А когда все замолчали, вдруг заговорила:
— Теперь Рождество. И вспоминается мне золотое детство, и вспоминается мне то самое веселое и милое в моем детстве Рождество — когда у папы отнялись ноги и язык.
— У кого? — удивленно спросили все.
— У папы.
— У вашего?!
— Не у римского же. Конечно, у моего.
— Ну, это гадость!
— Что?
— Говорить так об отце. Если бы даже он был тиран, зверь, и то нельзя так говорить о родном отце!..

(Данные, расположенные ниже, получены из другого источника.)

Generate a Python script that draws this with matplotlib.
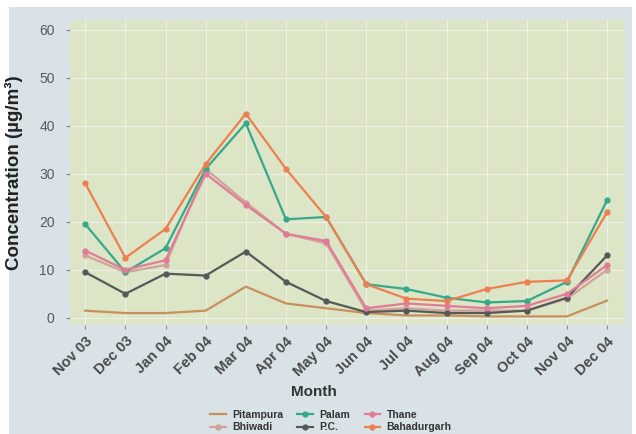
import matplotlib
matplotlib.use("Agg")
import matplotlib.pyplot as plt
from matplotlib.patches import Rectangle
from matplotlib.transforms import ScaledTranslation

months = ["Nov 03", "Dec 03", "Jan 04", "Feb 04", "Mar 04", "Apr 04", "May 04",
          "Jun 04", "Jul 04", "Aug 04", "Sep 04", "Oct 04", "Nov 04", "Dec 04"]

pitampura = [1.5, 1.0, 1.0, 1.5, 6.5, 3.0, 2.0, 1.0, 0.5, 0.5, 0.3, 0.3, 0.3, 3.6]
bhiwadi = [13.0, 9.5, 11.0, 31.0, 24.0, 17.5, 15.5, 1.5, 2.0, 1.5, 1.5, 1.5, 4.0, 10.0]
palam = [19.5, 9.5, 14.5, 31.0, 40.5, 20.5, 21.0, 7.0, 6.0, 4.2, 3.2, 3.5, 7.5, 24.5]
pc = [9.5, 5.0, 9.2, 8.8, 13.8, 7.5, 3.5, 1.2, 1.5, 1.0, 1.0, 1.5, 4.2, 13.0]
thane = [14.0, 10.0, 12.0, 30.0, 23.5, 17.5, 16.0, 2.0, 3.0, 2.5, 2.0, 2.5, 5.0, 11.0]
bahadurgarh = [28.0, 12.5, 18.5, 32.0, 42.5, 31.0, 21.0, 7.0, 4.0, 3.5, 6.0, 7.5, 7.8, 22.0]

series = [
    ("Pitampura", pitampura, "#c98f5c", None),
    ("Bhiwadi", bhiwadi, "#d3a19c", "o"),
    ("Palam", palam, "#35a98a", "o"),
    ("P.C.", pc, "#535a59", "o"),
    ("Thane", thane, "#e07c98", "o"),
    ("Bahadurgarh", bahadurgarh, "#ee7f52", "o"),
]

plt.rcParams["font.family"] = ["Liberation Sans", "DejaVu Sans"]

fig = plt.figure(figsize=(6.36, 4.34), dpi=100)
fig.patch.set_facecolor("white")
fig.patches.append(Rectangle((0.014, 0.0), 0.98, 0.985, transform=fig.transFigure,
                             facecolor="#d9e2e6", edgecolor="none", zorder=-10))

ax = fig.add_axes([0.110, 0.251, 0.873, 0.703])
ax.set_facecolor("#dce5c6")
x = list(range(len(months)))
for name, vals, color, marker in series:
    ax.plot(x, vals, color=color, lw=1.6, marker=marker, ms=3.5,
            label=name, solid_joinstyle="round")

ax.set_xlim(-0.38, 13.45)
ax.set_ylim(-1.5, 62)
ax.set_yticks([0, 10, 20, 30, 40, 50, 60])
ax.set_xticks(x)
ax.set_xticklabels(months, rotation=45, ha="right", rotation_mode="anchor",
                   fontsize=10.5, color="#4a4a4a", fontweight="bold")
shift = ScaledTranslation(-9 / 100, -9 / 100, fig.dpi_scale_trans)
for lab in ax.get_xticklabels():
    lab.set_transform(lab.get_transform() + shift)
ax.tick_params(axis="y", labelsize=10, labelcolor="#5a5a5a", length=3,
               color="#888888", pad=8)
ax.tick_params(axis="x", length=3, color="#888888")
ax.grid(True, color="#eef1e6", lw=0.8)
ax.set_axisbelow(True)
for s in ax.spines.values():
    s.set_visible(False)

ax.set_ylabel("Concentration (µg/m³)", fontsize=13.5, fontweight="bold",
              color="#222222", labelpad=2)
ax.yaxis.set_label_coords(-0.085, 0.5)
ax.set_xlabel("Month", fontsize=11, fontweight="bold", color="#333333")
ax.xaxis.set_label_coords(0.44, -0.195)

handles, labels = ax.get_legend_handles_labels()
leg = fig.legend(handles, labels, loc="lower center", bbox_to_anchor=(0.52, -0.018),
                 ncol=3, frameon=False, handlelength=1.5,
                 columnspacing=1.4, handletextpad=0.6, labelspacing=0.25,
                 prop={"weight": "bold", "size": 7.5})
for t in leg.get_texts():
    t.set_color("#333333")

fig.savefig("out.png", dpi=100, facecolor=fig.get_facecolor())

— Он не был ни тираном, ни зверем.
— В таком случае вы были скверной девчонкой?
— А вот я вам расскажу о своем отце, тогда и судите.
* * *
В будние дни отец все время был на службе и домой являлся только вечером, усталый, думающий лишь о постели.
Но перед праздниками, дня за два до Рождества, занятия у них прекращались, и отец являлся домой часов в двенадцать дня — до 28 декабря.
Надевал халат и принимался бродить по всем комнатам.